The Food and Drug Administration has closed out the year by issuing a new white paper reaffirming the agency’s three-year-old warning to surgeons and women to avoid in general the use of a surgical device called a morcellator in “key-hole” or laparoscopic gynecological operations.
It wasn’t a surprise that the FDA retained this caution. That’s because the Wall Street Journal, back in 2014, had published a major investigative series linking morcellators to increased cancer incidences, recurrences, and risks in women. Researchers found that the popular surgical tool, by grinding up tissues such as those found in common female fibroid tumors, purportedly to permit their easier, faster removal, spread cancerous tissues throughout the body. The FDA has taken major, deserved criticism for failing for two decades to better protect thousands of women from harms caused by this medical device.
But what else did the agency do in its busy December? Scott Gottlieb, the FDA commissioner, also has reaffirmed that the FDA is motoring ahead with a stepped program to speed up an already loose approval and oversight process for medical devices like the morcellator.
Racing devices to the market will let patients benefit from the latest medical innovations that may improve their health, Gottlieb told the Wall Street Journal, echoing an argument made by the industry itself, President Trump, and Republicans in Washington.
But some doctors are skeptical, especially about heart and other devices installed in patients. Rita F. Redberg, editor of JAMA Internal Medicine and a cardiologist and researcher at the University of California San Francisco, told the newspaper that the FDA regulatory “change would put more patients at risk for having permanently implanted dangerous devices.”
That’s no small issue, considering, for example, the FDA’s running battle with St. Jude Medical, the maker of a defibrillator, for which the company already has issued hundreds of thousands of recall notices.
Patient safety advocates long have fought efforts to speed up the FDA’s approval processes for medical devices. They already aren’t as tough as critics would like, and the agency has a poor record in following up on devices’ performance after they hit the market, as the Wall Street Journal has reported:
Medical devices are already regarded as involving more lenient approvals than drugs, sometimes with bad effects on patients. In recent years, there have been health consequences from devices like metal-on-metal hips that degenerated … and defibrillator wires that fractured, causing deaths. A 2015 article in the medical journal JAMA from researchers at Yale University and elsewhere reported that just 13 percent of post- approval safety and effectiveness studies of high-risk medical devices were completed within three to five years.
The newspaper earlier reported on how medical device oversight can be laxer and speedier than, say, processes in place to regulate prescription drugs. Medications must be rigorously tested, including in the extensive process of clinical trials. But with congressional approval, the agency can and has approved thousands of medical devices annually if makers show they’re similar to products already OK’d and on the market.

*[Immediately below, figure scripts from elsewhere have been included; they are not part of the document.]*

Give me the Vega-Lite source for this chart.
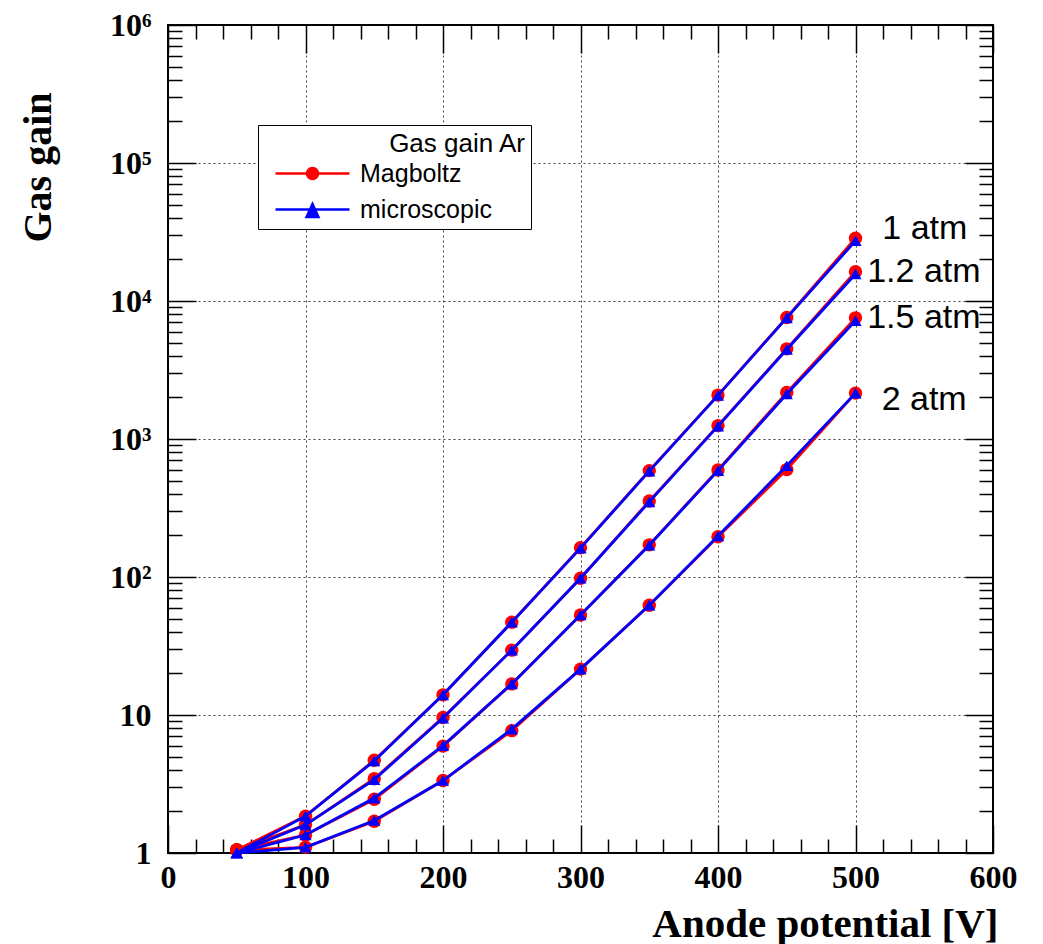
{
  "$schema": "https://vega.github.io/schema/vega-lite/v6.json",
  "width": 825,
  "height": 828,
  "autosize": {"type": "none"},
  "padding": {"left": 168, "top": 25, "right": 50, "bottom": 91},
  "background": "white",
  "config": {
    "view": {"stroke": "black", "strokeWidth": 2},
    "axis": {
      "domain": false,
      "tickColor": "black",
      "tickWidth": 1.5,
      "gridColor": "black",
      "gridDash": [2, 3],
      "gridWidth": 1,
      "gridOpacity": 0.75,
      "labelColor": "black",
      "titleColor": "black"
    }
  },
  "datasets": {
    "d": [
      {"V": 50, "g": 1.05, "p": "1", "m": "Magboltz"},
      {"V": 100, "g": 1.85, "p": "1", "m": "Magboltz"},
      {"V": 150, "g": 4.7, "p": "1", "m": "Magboltz"},
      {"V": 200, "g": 14, "p": "1", "m": "Magboltz"},
      {"V": 250, "g": 47, "p": "1", "m": "Magboltz"},
      {"V": 300, "g": 163, "p": "1", "m": "Magboltz"},
      {"V": 350, "g": 590, "p": "1", "m": "Magboltz"},
      {"V": 400, "g": 2080, "p": "1", "m": "Magboltz"},
      {"V": 450, "g": 7600, "p": "1", "m": "Magboltz"},
      {"V": 500, "g": 28500, "p": "1", "m": "Magboltz"},
      {"V": 50, "g": 1.0, "p": "1", "m": "microscopic"},
      {"V": 100, "g": 1.85, "p": "1", "m": "microscopic"},
      {"V": 150, "g": 4.65, "p": "1", "m": "microscopic"},
      {"V": 200, "g": 14, "p": "1", "m": "microscopic"},
      {"V": 250, "g": 47, "p": "1", "m": "microscopic"},
      {"V": 300, "g": 162, "p": "1", "m": "microscopic"},
      {"V": 350, "g": 585, "p": "1", "m": "microscopic"},
      {"V": 400, "g": 2070, "p": "1", "m": "microscopic"},
      {"V": 450, "g": 7550, "p": "1", "m": "microscopic"},
      {"V": 500, "g": 27300, "p": "1", "m": "microscopic"},
      {"V": 50, "g": 1.05, "p": "1.2", "m": "Magboltz"},
      {"V": 100, "g": 1.6, "p": "1.2", "m": "Magboltz"},
      {"V": 150, "g": 3.45, "p": "1.2", "m": "Magboltz"},
      {"V": 200, "g": 9.6, "p": "1.2", "m": "Magboltz"},
      {"V": 250, "g": 29.5, "p": "1.2", "m": "Magboltz"},
      {"V": 300, "g": 98, "p": "1.2", "m": "Magboltz"},
      {"V": 350, "g": 355, "p": "1.2", "m": "Magboltz"},
      {"V": 400, "g": 1250, "p": "1.2", "m": "Magboltz"},
      {"V": 450, "g": 4500, "p": "1.2", "m": "Magboltz"},
      {"V": 500, "g": 16300, "p": "1.2", "m": "Magboltz"},
      {"V": 50, "g": 1.0, "p": "1.2", "m": "microscopic"},
      {"V": 100, "g": 1.6, "p": "1.2", "m": "microscopic"},
      {"V": 150, "g": 3.4, "p": "1.2", "m": "microscopic"},
      {"V": 200, "g": 9.5, "p": "1.2", "m": "microscopic"},
      {"V": 250, "g": 29.5, "p": "1.2", "m": "microscopic"},
      {"V": 300, "g": 98, "p": "1.2", "m": "microscopic"},
      {"V": 350, "g": 350, "p": "1.2", "m": "microscopic"},
      {"V": 400, "g": 1240, "p": "1.2", "m": "microscopic"},
      {"V": 450, "g": 4450, "p": "1.2", "m": "microscopic"},
      {"V": 500, "g": 15700, "p": "1.2", "m": "microscopic"},
      {"V": 50, "g": 1.05, "p": "1.5", "m": "Magboltz"},
      {"V": 100, "g": 1.35, "p": "1.5", "m": "Magboltz"},
      {"V": 150, "g": 2.45, "p": "1.5", "m": "Magboltz"},
      {"V": 200, "g": 5.95, "p": "1.5", "m": "Magboltz"},
      {"V": 250, "g": 16.8, "p": "1.5", "m": "Magboltz"},
      {"V": 300, "g": 53, "p": "1.5", "m": "Magboltz"},
      {"V": 350, "g": 171, "p": "1.5", "m": "Magboltz"},
      {"V": 400, "g": 596, "p": "1.5", "m": "Magboltz"},
      {"V": 450, "g": 2170, "p": "1.5", "m": "Magboltz"},
      {"V": 500, "g": 7550, "p": "1.5", "m": "Magboltz"},
      {"V": 50, "g": 1.0, "p": "1.5", "m": "microscopic"},
      {"V": 100, "g": 1.35, "p": "1.5", "m": "microscopic"},
      {"V": 150, "g": 2.5, "p": "1.5", "m": "microscopic"},
      {"V": 200, "g": 6.0, "p": "1.5", "m": "microscopic"},
      {"V": 250, "g": 16.8, "p": "1.5", "m": "microscopic"},
      {"V": 300, "g": 53, "p": "1.5", "m": "microscopic"},
      {"V": 350, "g": 170, "p": "1.5", "m": "microscopic"},
      {"V": 400, "g": 590, "p": "1.5", "m": "microscopic"},
      {"V": 450, "g": 2120, "p": "1.5", "m": "microscopic"},
      {"V": 500, "g": 7200, "p": "1.5", "m": "microscopic"},
      {"V": 50, "g": 1.05, "p": "2", "m": "Magboltz"},
      {"V": 100, "g": 1.1, "p": "2", "m": "Magboltz"},
      {"V": 150, "g": 1.7, "p": "2", "m": "Magboltz"},
      {"V": 200, "g": 3.35, "p": "2", "m": "Magboltz"},
      {"V": 250, "g": 7.7, "p": "2", "m": "Magboltz"},
      {"V": 300, "g": 21.5, "p": "2", "m": "Magboltz"},
      {"V": 350, "g": 62.5, "p": "2", "m": "Magboltz"},
      {"V": 400, "g": 196, "p": "2", "m": "Magboltz"},
      {"V": 450, "g": 600, "p": "2", "m": "Magboltz"},
      {"V": 500, "g": 2150, "p": "2", "m": "Magboltz"},
      {"V": 50, "g": 1.0, "p": "2", "m": "microscopic"},
      {"V": 100, "g": 1.1, "p": "2", "m": "microscopic"},
      {"V": 150, "g": 1.72, "p": "2", "m": "microscopic"},
      {"V": 200, "g": 3.35, "p": "2", "m": "microscopic"},
      {"V": 250, "g": 7.9, "p": "2", "m": "microscopic"},
      {"V": 300, "g": 21.5, "p": "2", "m": "microscopic"},
      {"V": 350, "g": 62.5, "p": "2", "m": "microscopic"},
      {"V": 400, "g": 198, "p": "2", "m": "microscopic"},
      {"V": 450, "g": 640, "p": "2", "m": "microscopic"},
      {"V": 500, "g": 2150, "p": "2", "m": "microscopic"}
    ],
    "labels": [
      {"V": 519.5, "g": 33000, "t": "1 atm"},
      {"V": 508.5, "g": 16200, "t": "1.2 atm"},
      {"V": 508.5, "g": 7530, "t": "1.5 atm"},
      {"V": 519, "g": 1920, "t": "2 atm"}
    ]
  },
  "layer": [
    {
      "data": {"name": "d"},
      "transform": [{"filter": "datum.m == 'Magboltz'"}],
      "mark": {"type": "line", "color": "#ff0000", "strokeWidth": 2.8},
      "encoding": {
        "x": {
          "field": "V", "type": "quantitative",
          "scale": {"domain": [0, 600], "nice": false, "zero": false},
          "axis": {
            "orient": "bottom",
            "values": [0, 100, 200, 300, 400, 500, 600],
            "tickSize": -28,
            "labelPadding": 37,
            "labelFont": "Liberation Serif",
            "labelFontWeight": "bold",
            "labelFontSize": 32,
            "labelFlush": false,
            "labelOverlap": false,
            "grid": true,
            "title": "Anode potential [V]",
            "titleFont": "Liberation Serif",
            "titleFontWeight": "bold",
            "titleFontSize": 41,
            "titleAlign": "right",
            "titleBaseline": "alphabetic",
            "titleX": 830,
            "titleY": 83
          }
        },
        "y": {
          "field": "g", "type": "quantitative",
          "scale": {"type": "log", "domain": [1, 1000000], "nice": false},
          "axis": {
            "orient": "left",
            "values": [1, 10, 100, 1000, 10000, 100000, 1000000],
            "tickSize": -28,
            "labelPadding": 45,
            "labelExpr": "datum.value == 1 ? '1' : datum.value == 10 ? '10' : '10' + ['','','²','³','⁴','⁵','⁶'][round(log(datum.value)/LN10)]",
            "labelFont": "Liberation Serif",
            "labelFontWeight": "bold",
            "labelFontSize": 32,
            "labelOverlap": false,
            "labelFlush": false,
            "grid": true,
            "title": "Gas gain",
            "titleFont": "Liberation Serif",
            "titleFontWeight": "bold",
            "titleFontSize": 40,
            "titleAngle": -90,
            "titleAlign": "center",
            "titleBaseline": "middle",
            "titleX": -130,
            "titleY": 142
          }
        },
        "detail": {"field": "p"}
      }
    },
    {
      "data": {"name": "d"},
      "transform": [{"filter": "datum.m == 'Magboltz'"}],
      "mark": {"type": "point", "shape": "circle", "filled": true, "color": "#ff0000", "size": 180, "opacity": 1},
      "encoding": {
        "x": {
          "field": "V", "type": "quantitative",
          "scale": {"domain": [0, 600], "nice": false, "zero": false},
          "axis": {
            "orient": "bottom",
            "values": [20, 40, 60, 80, 120, 140, 160, 180, 220, 240, 260, 280, 320, 340, 360, 380, 420, 440, 460, 480, 520, 540, 560, 580],
            "tickSize": -14, "labels": false, "grid": false, "title": null
          }
        },
        "y": {
          "field": "g", "type": "quantitative",
          "scale": {"type": "log", "domain": [1, 1000000], "nice": false},
          "axis": {
            "orient": "left",
            "values": [2,3,4,5,6,7,8,9,20,30,40,50,60,70,80,90,200,300,400,500,600,700,800,900,2000,3000,4000,5000,6000,7000,8000,9000,20000,30000,40000,50000,60000,70000,80000,90000,200000,300000,400000,500000,600000,700000,800000,900000],
            "tickSize": -14, "labels": false, "grid": false, "title": null
          }
        }
      }
    },
    {
      "data": {"name": "d"},
      "transform": [{"filter": "datum.m == 'microscopic'"}],
      "mark": {"type": "line", "color": "#0000ff", "strokeWidth": 2.8},
      "encoding": {
        "x": {
          "field": "V", "type": "quantitative",
          "scale": {"domain": [0, 600], "nice": false, "zero": false},
          "axis": {
            "orient": "top",
            "values": [0, 100, 200, 300, 400, 500, 600],
            "tickSize": -28, "labels": false, "grid": false, "title": null
          }
        },
        "y": {
          "field": "g", "type": "quantitative",
          "scale": {"type": "log", "domain": [1, 1000000], "nice": false},
          "axis": {
            "orient": "right",
            "values": [1, 10, 100, 1000, 10000, 100000, 1000000],
            "tickSize": -28, "labels": false, "grid": false, "title": null
          }
        },
        "detail": {"field": "p"}
      }
    },
    {
      "data": {"name": "d"},
      "transform": [{"filter": "datum.m == 'microscopic'"}],
      "mark": {"type": "point", "shape": "triangle-up", "filled": true, "color": "#0000ff", "size": 150, "opacity": 1},
      "encoding": {
        "x": {
          "field": "V", "type": "quantitative",
          "scale": {"domain": [0, 600], "nice": false, "zero": false},
          "axis": {
            "orient": "top",
            "values": [20, 40, 60, 80, 120, 140, 160, 180, 220, 240, 260, 280, 320, 340, 360, 380, 420, 440, 460, 480, 520, 540, 560, 580],
            "tickSize": -14, "labels": false, "grid": false, "title": null
          }
        },
        "y": {
          "field": "g", "type": "quantitative",
          "scale": {"type": "log", "domain": [1, 1000000], "nice": false},
          "axis": {
            "orient": "right",
            "values": [2,3,4,5,6,7,8,9,20,30,40,50,60,70,80,90,200,300,400,500,600,700,800,900,2000,3000,4000,5000,6000,7000,8000,9000,20000,30000,40000,50000,60000,70000,80000,90000,200000,300000,400000,500000,600000,700000,800000,900000],
            "tickSize": -14, "labels": false, "grid": false, "title": null
          }
        }
      }
    },
    {
      "data": {"name": "labels"},
      "mark": {"type": "text", "align": "left", "baseline": "middle", "font": "Liberation Sans", "fontSize": 34, "color": "black"},
      "encoding": {
        "x": {"field": "V", "type": "quantitative", "scale": {"domain": [0, 600], "nice": false, "zero": false}, "axis": null},
        "y": {"field": "g", "type": "quantitative", "scale": {"type": "log", "domain": [1, 1000000], "nice": false}, "axis": null},
        "text": {"field": "t"}
      }
    },
    {
      "data": {"name": "d"},
      "mark": {"type": "point", "filled": true, "opacity": 0},
      "encoding": {
        "x": {"field": "V", "type": "quantitative", "scale": {"domain": [0, 600], "nice": false, "zero": false}, "axis": null},
        "y": {"field": "g", "type": "quantitative", "scale": {"type": "log", "domain": [1, 1000000], "nice": false}, "axis": null},
        "fill": {
          "field": "m", "type": "nominal",
          "scale": {"domain": ["Magboltz", "microscopic"], "range": ["#ff0000", "#0000ff"]},
          "legend": {"title": "Gas gain Ar"}
        },
        "stroke": {
          "field": "m", "type": "nominal",
          "scale": {"domain": ["Magboltz", "microscopic"], "range": ["#ff0000", "#0000ff"]},
          "legend": {"title": "Gas gain Ar"}
        },
        "shape": {
          "field": "m", "type": "nominal",
          "scale": {
            "domain": ["Magboltz", "microscopic"],
            "range": [
              "M-5,0L5,0M0.75,0A0.75,0.75,0,1,1,-0.75,0A0.75,0.75,0,1,1,0.75,0ZM28,0",
              "M-5,0L5,0M0,-0.75L0.8,1L-0.8,1ZM28,0"
            ]
          },
          "legend": {
            "title": "Gas gain Ar",
            "orient": "none",
            "legendX": 90,
            "legendY": 100,
            "titleFont": "Liberation Sans",
            "titleFontSize": 26,
            "titleFontWeight": "normal",
            "titleColor": "black",
            "titleAnchor": "end",
            "titlePadding": 4,
            "labelFont": "Liberation Sans",
            "labelFontSize": 25,
            "labelColor": "black",
            "symbolSize": 219,
            "symbolStrokeWidth": 2.5,
            "symbolOpacity": 1,
            "symbolOffset": 36,
            "labelOffset": 35,
            "rowPadding": 10,
            "padding": 6,
            "strokeColor": "black",
            "fillColor": "white"
          }
        }
      }
    }
  ],
  "resolve": {"axis": {"x": "independent", "y": "independent"}}
}
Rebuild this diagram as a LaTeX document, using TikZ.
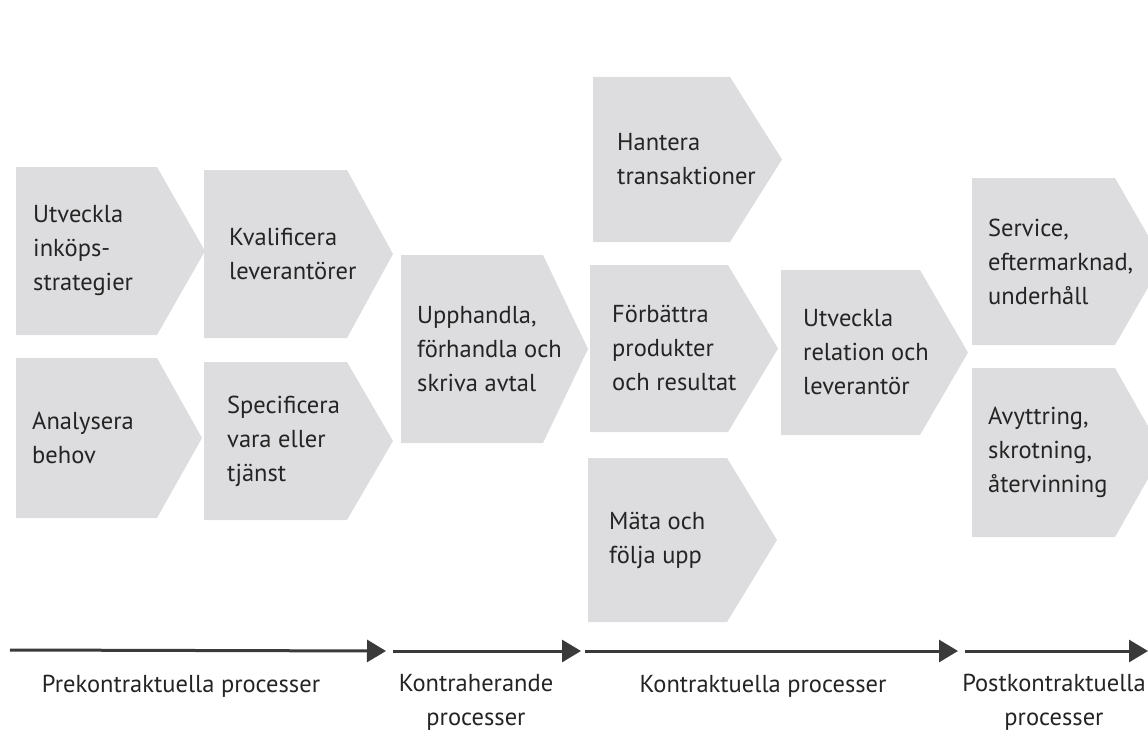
\documentclass[tikz,border=0pt]{standalone}
\usepackage{fontspec}
\setmainfont{PT Sans}
\usetikzlibrary{arrows.meta}

\definecolor{boxgray}{RGB}{221,221,223}
\definecolor{inkgray}{RGB}{36,36,36}
\definecolor{arrowgray}{RGB}{58,58,58}

\tikzset{
  procfill/.style={fill=boxgray},
  proctext/.style={anchor=west, align=left, inner sep=0pt, text=inkgray,
    font=\fontsize{24.5}{34}\selectfont},
  phasearrow/.style={draw=arrowgray, line width=3pt,
    -{Triangle[length=19pt,width=22pt]}},
  phasetext/.style={anchor=center, align=center, inner sep=0pt, text=inkgray,
    font=\fontsize{24.5}{34}\selectfont},
}

% #1 node name, #2 left, #3 top, #4 bottom, #5 start of point, #6 tip, #7 text x, #8 text
\newcommand\procbox[8]{%
  \path[procfill] (#2,#3) -- (#5,#3) -- (#6,{(#3+#4)/2}) -- (#5,#4) -- (#2,#4) -- cycle;
  \node[proctext] (#1) at (#7,{(#3+#4)/2}) {#8};
}

\begin{document}
\begin{tikzpicture}[x=1pt,y=-1pt]
  \useasboundingbox (0,0) rectangle (1148,733);
  \clip (0,0) rectangle (1148,733);

  % pre-contract column
  \procbox{strat}{16}{167}{335}{157}{205}{33}{Utveckla\\inköps-\\strategier}
  \procbox{behov}{16}{358}{518}{157}{202}{32}{Analysera\\behov}
  \procbox{kval}{204}{170}{338}{347}{393}{229}{Kvalificera\\leverantörer}
  \procbox{spec}{204}{362}{520}{347}{393}{227}{Specificera\\vara eller\\tjänst}

  % contracting
  \procbox{upph}{401}{255}{443}{543}{588}{417}{Upphandla,\\förhandla och\\skriva avtal}

  % contract phase
  \procbox{trans}{593}{77}{242}{730}{782}{617}{Hantera\\transaktioner}
  \procbox{forb}{590}{265}{432}{728}{778}{612}{Förbättra\\produkter\\och resultat}
  \procbox{mata}{588}{458}{622}{727}{777}{609}{Mäta och\\följa upp}
  \procbox{rel}{781}{270}{435}{920}{968}{803}{Utveckla\\relation och\\leverantör}

  % post-contract
  \procbox{serv}{972}{178}{345}{1115}{1163}{988}{Service,\\eftermarknad,\\underhåll}
  \procbox{avyt}{972}{368}{537}{1115}{1163}{988}{Avyttring,\\skrotning,\\återvinning}

  % phase timeline
  \coordinate (p0) at (10,650);
  \coordinate (p1) at (386,651);
  \coordinate (q0) at (393,651);
  \coordinate (q1) at (581,651);
  \coordinate (r0) at (585,651);
  \coordinate (r1) at (958,651);
  \coordinate (s0) at (965,651);
  \coordinate (s1) at (1148,651);
  \draw[phasearrow] (p0) -- (p1);
  \draw[phasearrow] (q0) -- (q1);
  \draw[phasearrow] (r0) -- (r1);
  \draw[phasearrow] (s0) -- (s1);

  \node[phasetext] (pre) at (181,686) {Prekontraktuella processer};
  \node[phasetext] (kontr) at (476,702) {Kontraherande\\processer};
  \node[phasetext] (kontrakt) at (763,686) {Kontraktuella processer};
  \node[phasetext] (post) at (1054,702) {Postkontraktuella\\processer};
\end{tikzpicture}
\end{document}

Gottlieb has said that makers sometimes compare new devices with state-of-the-art technology to products four decades old. The agency, instead, wants them to meet “objective safety and performance criteria,” measures that he told the Wall Street Journal also would be in keeping with “international consensus standards.” (That’s a curious mention, considering one of the bigger recent scandals with medical devices involved dirty Japanese medical exam scopes that infected dozens and killed more than 20.)
More key to the agency’s changes: The FDA proposes to let devices into the market with “initial approval,” with planned, later follow-ups on their performance.
In my practice, I see not only the major harms that patients suffer while seeking medical services but also the serious damages that can be inflicted on them by defective and dangerous products, including bad medical devices. Here’s hoping that lawmakers with FDA oversight subject Commissioner Gottlieb’s planned changes on medical device to much more tough thought and questioning. Patients’ safety and well-being are too precious for the FDA to wave on complex and risky devices, pretending that a burdened agency later really will track back on their good or ill for consumers. It’s failing to do this with rigor already, for example, with prescription drugs.
As the FDA should well know, significant numbers of Americans can be harmed before sufficient alarms go off for officials to react. And bad products, like the proverbial bad penny, have the bad habit of hanging around once they somehow get to market. Just look at how consumers still suffer harms from baby strollers and carriers whose poor designs long ago were singled out and supposedly barred. Safety advocates long have warned about the major strangulation dangers posed to kids by window blind cords — but only now are officials cracking down in, fingers crossed, a more meaningful way. Auto products purportedly are subject to rigorous testing and standards these days but a new journalistic investigation has raised big questions, anew, about tire safety and manufacturing.
In a time when building products were expensive and difficult to get, carpenters developed a wisdom that says measure twice, cut once. Human lives are far more valuable than lumber. And the FDA should think hard whether it needs to slow the rush to get medical devices to market.